Demand side management (DSM) is seen as promising, cost-effective measure to cope with high shares of intermittent renewable energy in the electricty grid system. As the regulatory framework in Europe is changing in favour of opening up new market opportunities for such measures, it raises the question which DSM potentials are effectively available. Besides the DSM potential in the industry sector, which is already addressed in many countries, the information on the DSM potentials and market acceptance in the services and residential sector is scarce. In order to properly evaluate such potentials and their impact, quality data is of utmost importance to understand the barriers and drivers for the future market development.

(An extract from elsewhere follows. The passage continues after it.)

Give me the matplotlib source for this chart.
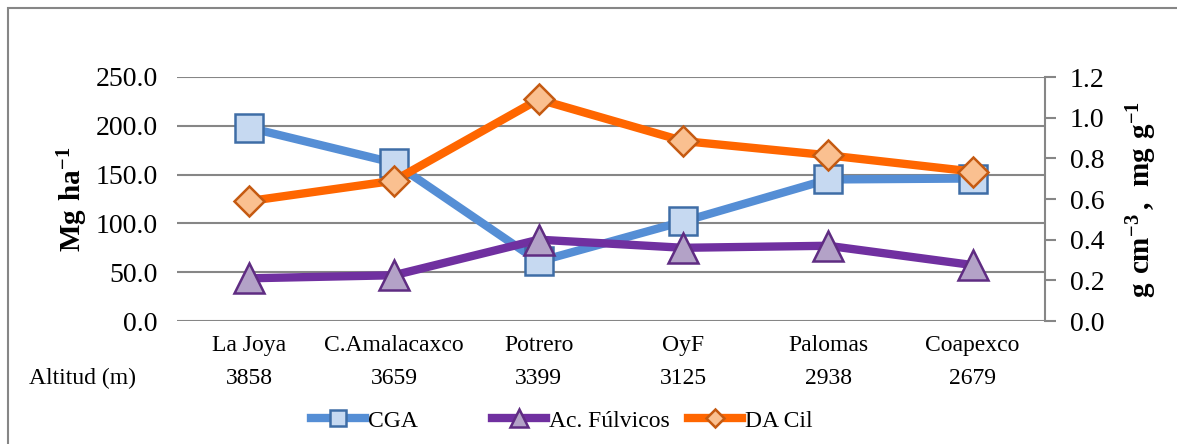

Therefore, an empirical study regarding the DSM potential in the services sector is conducted to collect firsthand data from potential DSM user. In this paper we present the findings of the empirical study, describing the results for the tertiary sector of the following European countries: the UK, Poland, Italy and Switzerland. Our study includes the subsectors retail, wholesale trading, hotels, restaurants, office-type companies (privately held), public administration, public companies and services. The collected data is important and highly necessary as it remains currently unknown which facilities have already been included in DSM-markets and what willingness or readiness is dormant in services companies, to govern over specific facilities. The data-set and the results of the study were collected within the EU REFLEX project [The project REFLEX has received funding from the European Union’s Horizon 2020 research and innovation program under grant agreement No 691685 and the Swiss State Secretary for Education, Research and Innovation (SERI)] and will be used as basis for further modelling exercises, to analyse and evaluate the development towards a low-carbon energy system with focus on flexibility options in the EU.